In this country, critics of the California reparations initiatives (and those of San Francisco, and the City of Berkeley, and Sacramento, and Los Angeles) frequently point out that neither California, which entered the union in 1850 as a free state, nor its cities had legalized slavery. But reparations advocates say the Golden State was complicit in the evils of slavery and its repressive aftermath.
“In 1852, California passed and enforced a fugitive slave law that was harsher than the federal fugitive slave law, and this made California a more proslavery state than most other free states,” according to the California Reparations Task Force’s Interim Report, issued last June. “California also outlawed non-white people from testifying in any court case involving white people.”
Certain areas of California, such as suburbs around Los Angeles and San Francisco, required blacks to leave by dusk, and state courts enforced racially-restricted housing covenants into the 1940s. Urban renewal projects razed entire black neighborhoods and business districts, while redlining policies enforced segregation, among the examples described in the Interim Report. The task force is due to make its proposal to the state legislature this year.

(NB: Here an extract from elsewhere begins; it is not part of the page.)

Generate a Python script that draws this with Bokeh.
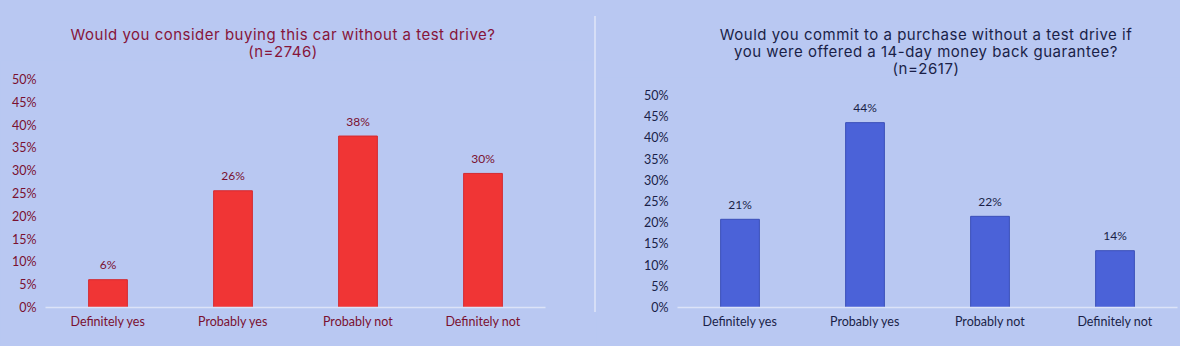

The premise of reparations is that ending discriminatory policies is insufficient to undo the multigenerational damage these policies caused.
Darity expressed frustration that reparations to African Americans have faced continual resistance in this country, a response he attributes to “good old-fashioned racism.”
He also attributes the recent popularization of reparations to the same ugly impulse.
“Why now? That’s the question you all should be asking yourselves,” Darity said, offering a theory he characterized as “truly cynical”:
“Ultimately, black Americans always serve as the mules for other peoples’ purposes.”